Zahar made the comments after some Hamas leaders recently announced their alignment with the Syrian opposition, despite Damascus hosting the group's political bureau in exile after Jordan expelled the group in 1999.

Damascus has been battling an increasingly militant opposition for close to a year that has unsettled the Sunni Islamist Hamas, as the group may not to be seen as siding with Syria and its Shi'ite non-Arab backer Iran against a largely Sunni Muslim opposition.

"I salute the heroic people of Syria who are striving for freedom, democracy and reform," Hamas Prime Minsiter Ismail Haniyeh said in Cairo last week.

Still, Zahar denied on Wednesday in comments to a Palestinian newspaper reports that Hamas had abandoned its Damascus bureau, Al Jazeera reported. Other Hamas leaders have said that while Hamas's presence in Damascus has seriously dwindled, the bureau formally remains.

He said the decision to return to Gaza would be on an "individual" basis, and did not mention Hamas leaders specifically for return, but "leaders" in general.

Though several Hamas leaders, including political bureau chief Khaled Mashaal, have left Syria as the violent struggle there continues, other notable Palestinain leaders outside the Islamist group have joined the exodus as well. One of the leaders of the Popular Front for the Liberation of Palestine arrived in the Gaza Strip this week after living abroad in Syria and Lebanon for years.

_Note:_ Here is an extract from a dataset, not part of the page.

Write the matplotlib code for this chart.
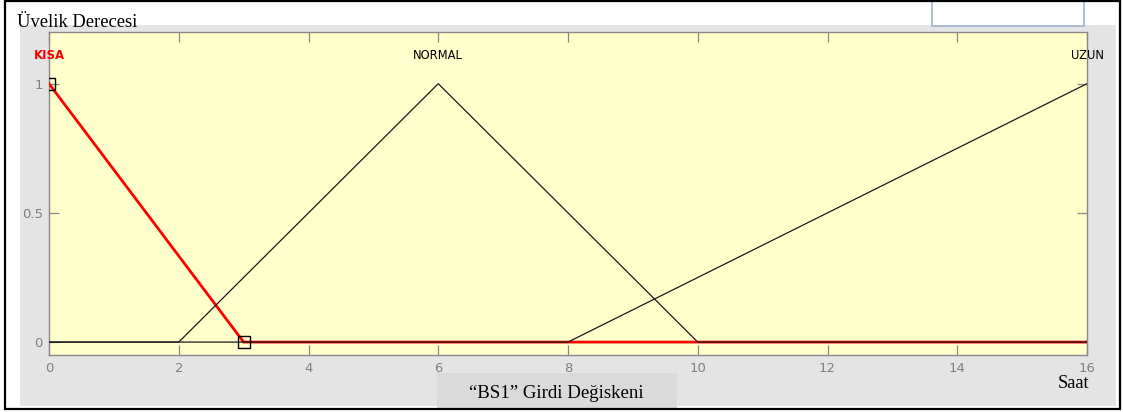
import matplotlib
matplotlib.use("Agg")
import matplotlib.pyplot as plt
from matplotlib.patches import Rectangle

# ---- data ----
x_kisa = [0, 3, 16]
y_kisa = [1, 0, 0]
x_normal = [0, 2, 6, 10, 16]
y_normal = [0, 0, 1, 0, 0]
x_uzun = [0, 8, 16]
y_uzun = [0, 0, 1]
mf_names = ["KISA", "NORMAL", "UZUN"]
mf_label_x = [0, 6, 16]
x_ticks = [0, 2, 4, 6, 8, 10, 12, 14, 16]
y_ticks = [0, 0.5, 1]
y_ticklabels = ["0", "0.5", "1"]

W, H = 1123, 412
fig = plt.figure(figsize=(W / 100, H / 100), dpi=100)
fig.patch.set_facecolor("white")

def fx(px):
    return px / W

def fy(py):
    return 1 - py / H

# gray panel
fig.add_artist(Rectangle((fx(20), fy(406)), fx(1116) - fx(20), fy(25) - fy(406),
                         transform=fig.transFigure, facecolor="#e4e4e4",
                         edgecolor="none", zorder=0))
# blue-edged box top right
fig.add_artist(Rectangle((fx(932), fy(26)), fx(1084) - fx(932), fy(-10) - fy(26),
                         transform=fig.transFigure, facecolor="white",
                         edgecolor="#9db4cc", lw=1.2, zorder=1))
# bottom title box
fig.add_artist(Rectangle((fx(437), fy(409)), fx(677) - fx(437), fy(373) - fy(409),
                         transform=fig.transFigure, facecolor="#dadada",
                         edgecolor="none", zorder=1))
# outer border
fig.add_artist(Rectangle((fx(5), fy(409)), fx(1120) - fx(5), fy(1) - fy(409),
                         transform=fig.transFigure, facecolor="none",
                         edgecolor="black", lw=1.6, zorder=10))

ax = fig.add_axes([fx(49), fy(355), fx(1087) - fx(49), fy(32) - fy(355)])
ax.set_zorder(3)
ax.set_facecolor("#ffffcc")
ax.set_xlim(0, 16)
ax.set_ylim(-0.05, 1.2)

ax.plot(x_kisa, y_kisa, color="#ff0000", lw=2.0, zorder=3)
ax.plot(x_normal, y_normal, color="#1a1a1a", lw=0.9, zorder=4)
ax.plot(x_uzun, y_uzun, color="#1a1a1a", lw=0.9, zorder=4)
ax.plot(x_kisa[:2], y_kisa[:2], linestyle="none", marker="s", markersize=8,
        markerfacecolor="none", markeredgecolor="black", markeredgewidth=1.0,
        zorder=5, clip_on=True)

for i, (name, xx) in enumerate(zip(mf_names, mf_label_x)):
    if i == 0:
        ax.text(xx, 1.11, name, color="red", fontsize=8.5, fontweight="bold",
                ha="center", va="center", clip_on=False)
    else:
        ax.text(xx, 1.11, name, color="black", fontsize=8.3,
                ha="center", va="center", clip_on=False)

ax.set_xticks(x_ticks)
ax.set_xticklabels([str(t) for t in x_ticks])
ax.set_yticks(y_ticks)
ax.set_yticklabels(y_ticklabels)
ax.tick_params(axis="both", direction="in", length=7, width=0.9, color="#888888",
               labelcolor="#808080", labelsize=9.5, top=True, right=True)
ax.tick_params(axis="x", pad=5)
ax.tick_params(axis="y", pad=4.5)
for s in ax.spines.values():
    s.set_color("#888888")
    s.set_linewidth(1.0)

fig.text(fx(17), fy(27), "Üvelik Derecesi", fontfamily="Liberation Serif",
         fontsize=13.3, ha="left", va="baseline", color="black", zorder=6)
fig.text(fx(1089), fy(388), "Saat", fontfamily="Liberation Serif",
         fontsize=13.3, ha="right", va="baseline", color="black", zorder=6)
fig.text(fx(556), fy(398), "\u201cBS1\u201d Girdi Değiskeni", fontfamily="Liberation Serif",
         fontsize=13.6, ha="center", va="baseline", color="black", zorder=6)

fig.savefig("out.png", dpi=100)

Zahar touted the resilience of Gaza to the type of political turmoil that has spread throughout the Middle East from Tunisia to Syria, "for many reasons related to the internal situation" in the Strip.

He did not address claims by the Palestinian Authority that Hamas has jailed Fatah activists in Gaza, nor the decision of the government in Gaza to not allow protests both in support of the Syrian government.

Zahar said that "Arab states have given their people two choices: either to renovate the house or to play out the political issues at a great cost... In their place I would be interested in an orderly house," according to Al Jazeera.